** begin **
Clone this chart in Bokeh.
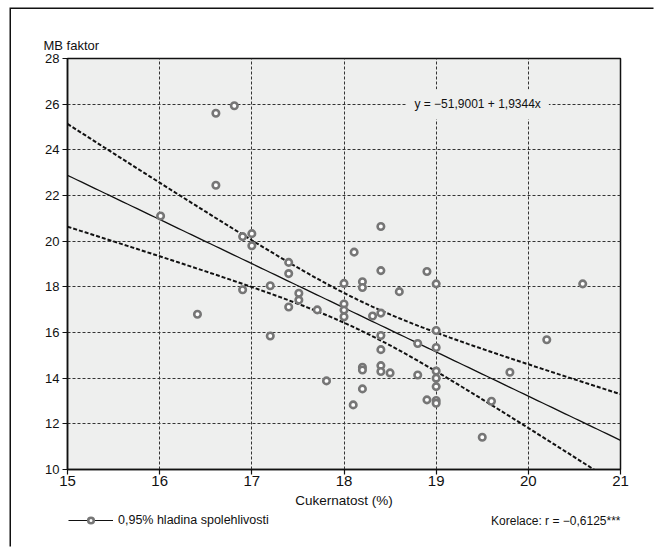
import numpy as np
from bokeh.plotting import figure
from bokeh.layouts import column
from bokeh.models import (Range1d, FixedTicker, Label, Legend, LegendItem, ColumnDataSource)
from bokeh.embed import file_html
from bokeh.resources import INLINE

# Sugar content (%) vs. MB factor, one point per sample
cukernatost = [16.01, 16.41, 16.61, 16.61, 16.81, 16.90, 16.90, 17.00, 17.00, 17.20,
               17.20, 17.40, 17.40, 17.40, 17.51, 17.51, 17.71, 17.81, 18.00, 18.00,
               18.00, 18.00, 18.11, 18.10, 18.20, 18.20, 18.20, 18.20, 18.20, 18.31,
               18.40, 18.40, 18.40, 18.40, 18.40, 18.40, 18.40, 18.50, 18.60, 18.80,
               18.80, 18.90, 18.90, 19.00, 19.00, 19.00, 19.00, 19.00, 19.00, 19.00,
               19.00, 19.50, 19.60, 19.80, 20.20, 20.59]
mb_faktor = [21.10, 16.80, 25.60, 22.45, 25.93, 20.20, 17.87, 20.33, 19.80, 18.05,
             15.85, 19.07, 18.58, 17.12, 17.72, 17.42, 16.99, 13.88, 18.15, 17.25,
             16.98, 16.69, 19.52, 12.83, 18.22, 17.97, 14.48, 14.36, 13.53, 16.72,
             20.64, 18.71, 16.85, 15.87, 15.25, 14.55, 14.29, 14.23, 17.79, 15.52,
             14.14, 18.67, 13.05, 18.13, 16.09, 15.34, 14.31, 14.00, 13.63, 13.02,
             12.90, 11.41, 12.99, 14.26, 15.68, 18.13]

# fitted line drawn on the chart
intercept = 51.9001
slope = -1.9344
t_975 = 2.005          # Student t, 0.975 quantile, n-2 degrees of freedom

x_ticks = [15, 16, 17, 18, 19, 20, 21]
y_ticks = [10, 12, 14, 16, 18, 20, 22, 24, 26, 28]

rovnice_text = "y = \u221251,9001 + 1,9344x"
korelace_text = "Korelace: r = \u22120,6125***"
legenda_text = "0,95% hladina spolehlivosti"

FONT = "Liberation Sans"
INK = "#111111"
PLOT_BG = "#eeefee"
RING = "#767676"

x = np.array(cukernatost)
y = np.array(mb_faktor)
n = len(x)
xbar = x.mean()
sxx = ((x - xbar) ** 2).sum()
b_ls = ((x - xbar) * (y - y.mean())).sum() / sxx
a_ls = y.mean() - b_ls * xbar
s = np.sqrt(((y - (a_ls + b_ls * x)) ** 2).sum() / (n - 2))

xs = np.linspace(15, 21, 121)
fit = intercept + slope * xs
half = t_975 * s * np.sqrt(1.0 / n + (xs - xbar) ** 2 / sxx)

W = 644
p = figure(width=W, height=503, output_backend="svg", toolbar_location=None,
           x_range=Range1d(15, 21), y_range=Range1d(10, 28),
           min_border_left=56, min_border_top=49, min_border_right=35, min_border_bottom=43)
p.background_fill_color = PLOT_BG
p.border_fill_color = "white"
p.outline_line_color = INK
p.outline_line_width = 1.5

# y-axis caption sits in the title slot, shifted left over the tick labels
p.title.text = "MB faktor"
p.title.align = "left"
p.title.offset = -24
p.title.standoff = 12
p.title.text_font = FONT
p.title.text_font_size = "13px"
p.title.text_font_style = "normal"
p.title.text_color = INK

for g in (p.xgrid[0], p.ygrid[0]):
    g.grid_line_color = "#333333"
    g.grid_line_dash = "3 2"
    g.grid_line_width = 1
p.xgrid.ticker = FixedTicker(ticks=x_ticks)
p.ygrid.ticker = FixedTicker(ticks=y_ticks)

p.xaxis.ticker = FixedTicker(ticks=x_ticks)
p.yaxis.ticker = FixedTicker(ticks=y_ticks)
for ax in (p.xaxis[0], p.yaxis[0]):
    ax.axis_line_color = INK
    ax.axis_line_width = 1.5
    ax.major_tick_line_color = INK
    ax.major_tick_line_width = 1.2
    ax.major_tick_out = 5
    ax.major_tick_in = 0
    ax.minor_tick_line_color = None
    ax.major_label_text_font = FONT
    ax.major_label_text_color = INK
p.xaxis.major_label_text_font_size = "15px"
p.xaxis.major_label_standoff = 1
p.yaxis.major_label_text_font_size = "13px"
p.yaxis.major_label_standoff = 3
p.xaxis.axis_label = "Cukernatost (%)"
p.xaxis.axis_label_text_font = FONT
p.xaxis.axis_label_text_font_size = "13.5px"
p.xaxis.axis_label_text_font_style = "normal"
p.xaxis.axis_label_text_color = INK
p.xaxis.axis_label_standoff = 4

# regression line and its confidence band
p.line(xs, fit, line_color=INK, line_width=1.3)
p.line(xs, fit + half, line_color=INK, line_width=2, line_dash="4 2")
p.line(xs, fit - half, line_color=INK, line_width=2, line_dash="4 2")

src = ColumnDataSource(dict(x=cukernatost, y=mb_faktor))
p.scatter("x", "y", source=src, size=6.5, marker="circle",
          line_color=RING, line_width=2.6, fill_color="white")

p.add_layout(Label(x=19.45, y=26, text=rovnice_text, text_align="center",
                   text_baseline="middle", text_font=FONT, text_font_size="12px",
                   text_color=INK, background_fill_color=PLOT_BG, padding=8))

# legend strip under the chart (its frame lines up with the chart frame):
# band entry on the left, correlation note on the right
FRAME_W = 553
q = figure(width=W, height=36, output_backend="svg", toolbar_location=None,
           x_range=Range1d(0, FRAME_W), y_range=Range1d(0, 36),
           min_border_left=56, min_border_right=35, min_border_top=0, min_border_bottom=0)
q.axis.visible = False
q.grid.visible = False
q.outline_line_color = None
q.background_fill_color = "white"
q.border_fill_color = "white"

# sample renderers kept outside the visible strip; only their legend swatch shows
lr = q.line(x=[-100, -90], y=[-100, -100], line_color=INK, line_width=1.2)
sr = q.scatter(x=[-100], y=[-100], size=6.5, marker="circle", line_color=RING,
               line_width=2.6, fill_color="white")
legend = Legend(items=[LegendItem(label=legenda_text, renderers=[lr, sr])],
                location=(1, 21), orientation="horizontal",
                background_fill_alpha=0, border_line_color=None,
                padding=0, margin=0, glyph_width=45, glyph_height=14,
                label_standoff=5, label_text_font=FONT, label_height=14,
                label_text_font_size="12.5px", label_text_color=INK)
q.add_layout(legend)
q.add_layout(Label(x=FRAME_W, y=28, text=korelace_text, text_align="right",
                   text_baseline="middle", text_font=FONT, text_font_size="12px",
                   text_color=INK))

page = column(p, q, spacing=0,
              styles={"margin-left": "11px", "margin-top": "9px",
                      "box-shadow": "-1.5px -1.5px 0 0 #111"})

open("out.html", "w").write(file_html(page, INLINE))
** end **
- _Work instructions_
Repeat all the data as it stands, dropping any images it holds.

- _Response to this exercise_
Clone this chart in Bokeh.
import numpy as np
from bokeh.plotting import figure
from bokeh.layouts import column
from bokeh.models import (Range1d, FixedTicker, Label, Legend, LegendItem, ColumnDataSource)
from bokeh.embed import file_html
from bokeh.resources import INLINE

# Sugar content (%) vs. MB factor, one point per sample
cukernatost = [16.01, 16.41, 16.61, 16.61, 16.81, 16.90, 16.90, 17.00, 17.00, 17.20,
               17.20, 17.40, 17.40, 17.40, 17.51, 17.51, 17.71, 17.81, 18.00, 18.00,
               18.00, 18.00, 18.11, 18.10, 18.20, 18.20, 18.20, 18.20, 18.20, 18.31,
               18.40, 18.40, 18.40, 18.40, 18.40, 18.40, 18.40, 18.50, 18.60, 18.80,
               18.80, 18.90, 18.90, 19.00, 19.00, 19.00, 19.00, 19.00, 19.00, 19.00,
               19.00, 19.50, 19.60, 19.80, 20.20, 20.59]
mb_faktor = [21.10, 16.80, 25.60, 22.45, 25.93, 20.20, 17.87, 20.33, 19.80, 18.05,
             15.85, 19.07, 18.58, 17.12, 17.72, 17.42, 16.99, 13.88, 18.15, 17.25,
             16.98, 16.69, 19.52, 12.83, 18.22, 17.97, 14.48, 14.36, 13.53, 16.72,
             20.64, 18.71, 16.85, 15.87, 15.25, 14.55, 14.29, 14.23, 17.79, 15.52,
             14.14, 18.67, 13.05, 18.13, 16.09, 15.34, 14.31, 14.00, 13.63, 13.02,
             12.90, 11.41, 12.99, 14.26, 15.68, 18.13]

# fitted line drawn on the chart
intercept = 51.9001
slope = -1.9344
t_975 = 2.005          # Student t, 0.975 quantile, n-2 degrees of freedom

x_ticks = [15, 16, 17, 18, 19, 20, 21]
y_ticks = [10, 12, 14, 16, 18, 20, 22, 24, 26, 28]

rovnice_text = "y = \u221251,9001 + 1,9344x"
korelace_text = "Korelace: r = \u22120,6125***"
legenda_text = "0,95% hladina spolehlivosti"

FONT = "Liberation Sans"
INK = "#111111"
PLOT_BG = "#eeefee"
RING = "#767676"

x = np.array(cukernatost)
y = np.array(mb_faktor)
n = len(x)
xbar = x.mean()
sxx = ((x - xbar) ** 2).sum()
b_ls = ((x - xbar) * (y - y.mean())).sum() / sxx
a_ls = y.mean() - b_ls * xbar
s = np.sqrt(((y - (a_ls + b_ls * x)) ** 2).sum() / (n - 2))

xs = np.linspace(15, 21, 121)
fit = intercept + slope * xs
half = t_975 * s * np.sqrt(1.0 / n + (xs - xbar) ** 2 / sxx)

W = 644
p = figure(width=W, height=503, output_backend="svg", toolbar_location=None,
           x_range=Range1d(15, 21), y_range=Range1d(10, 28),
           min_border_left=56, min_border_top=49, min_border_right=35, min_border_bottom=43)
p.background_fill_color = PLOT_BG
p.border_fill_color = "white"
p.outline_line_color = INK
p.outline_line_width = 1.5

# y-axis caption sits in the title slot, shifted left over the tick labels
p.title.text = "MB faktor"
p.title.align = "left"
p.title.offset = -24
p.title.standoff = 12
p.title.text_font = FONT
p.title.text_font_size = "13px"
p.title.text_font_style = "normal"
p.title.text_color = INK

for g in (p.xgrid[0], p.ygrid[0]):
    g.grid_line_color = "#333333"
    g.grid_line_dash = "3 2"
    g.grid_line_width = 1
p.xgrid.ticker = FixedTicker(ticks=x_ticks)
p.ygrid.ticker = FixedTicker(ticks=y_ticks)

p.xaxis.ticker = FixedTicker(ticks=x_ticks)
p.yaxis.ticker = FixedTicker(ticks=y_ticks)
for ax in (p.xaxis[0], p.yaxis[0]):
    ax.axis_line_color = INK
    ax.axis_line_width = 1.5
    ax.major_tick_line_color = INK
    ax.major_tick_line_width = 1.2
    ax.major_tick_out = 5
    ax.major_tick_in = 0
    ax.minor_tick_line_color = None
    ax.major_label_text_font = FONT
    ax.major_label_text_color = INK
p.xaxis.major_label_text_font_size = "15px"
p.xaxis.major_label_standoff = 1
p.yaxis.major_label_text_font_size = "13px"
p.yaxis.major_label_standoff = 3
p.xaxis.axis_label = "Cukernatost (%)"
p.xaxis.axis_label_text_font = FONT
p.xaxis.axis_label_text_font_size = "13.5px"
p.xaxis.axis_label_text_font_style = "normal"
p.xaxis.axis_label_text_color = INK
p.xaxis.axis_label_standoff = 4

# regression line and its confidence band
p.line(xs, fit, line_color=INK, line_width=1.3)
p.line(xs, fit + half, line_color=INK, line_width=2, line_dash="4 2")
p.line(xs, fit - half, line_color=INK, line_width=2, line_dash="4 2")

src = ColumnDataSource(dict(x=cukernatost, y=mb_faktor))
p.scatter("x", "y", source=src, size=6.5, marker="circle",
          line_color=RING, line_width=2.6, fill_color="white")

p.add_layout(Label(x=19.45, y=26, text=rovnice_text, text_align="center",
                   text_baseline="middle", text_font=FONT, text_font_size="12px",
                   text_color=INK, background_fill_color=PLOT_BG, padding=8))

# legend strip under the chart (its frame lines up with the chart frame):
# band entry on the left, correlation note on the right
FRAME_W = 553
q = figure(width=W, height=36, output_backend="svg", toolbar_location=None,
           x_range=Range1d(0, FRAME_W), y_range=Range1d(0, 36),
           min_border_left=56, min_border_right=35, min_border_top=0, min_border_bottom=0)
q.axis.visible = False
q.grid.visible = False
q.outline_line_color = None
q.background_fill_color = "white"
q.border_fill_color = "white"

# sample renderers kept outside the visible strip; only their legend swatch shows
lr = q.line(x=[-100, -90], y=[-100, -100], line_color=INK, line_width=1.2)
sr = q.scatter(x=[-100], y=[-100], size=6.5, marker="circle", line_color=RING,
               line_width=2.6, fill_color="white")
legend = Legend(items=[LegendItem(label=legenda_text, renderers=[lr, sr])],
                location=(1, 21), orientation="horizontal",
                background_fill_alpha=0, border_line_color=None,
                padding=0, margin=0, glyph_width=45, glyph_height=14,
                label_standoff=5, label_text_font=FONT, label_height=14,
                label_text_font_size="12.5px", label_text_color=INK)
q.add_layout(legend)
q.add_layout(Label(x=FRAME_W, y=28, text=korelace_text, text_align="right",
                   text_baseline="middle", text_font=FONT, text_font_size="12px",
                   text_color=INK))

page = column(p, q, spacing=0,
              styles={"margin-left": "11px", "margin-top": "9px",
                      "box-shadow": "-1.5px -1.5px 0 0 #111"})

open("out.html", "w").write(file_html(page, INLINE))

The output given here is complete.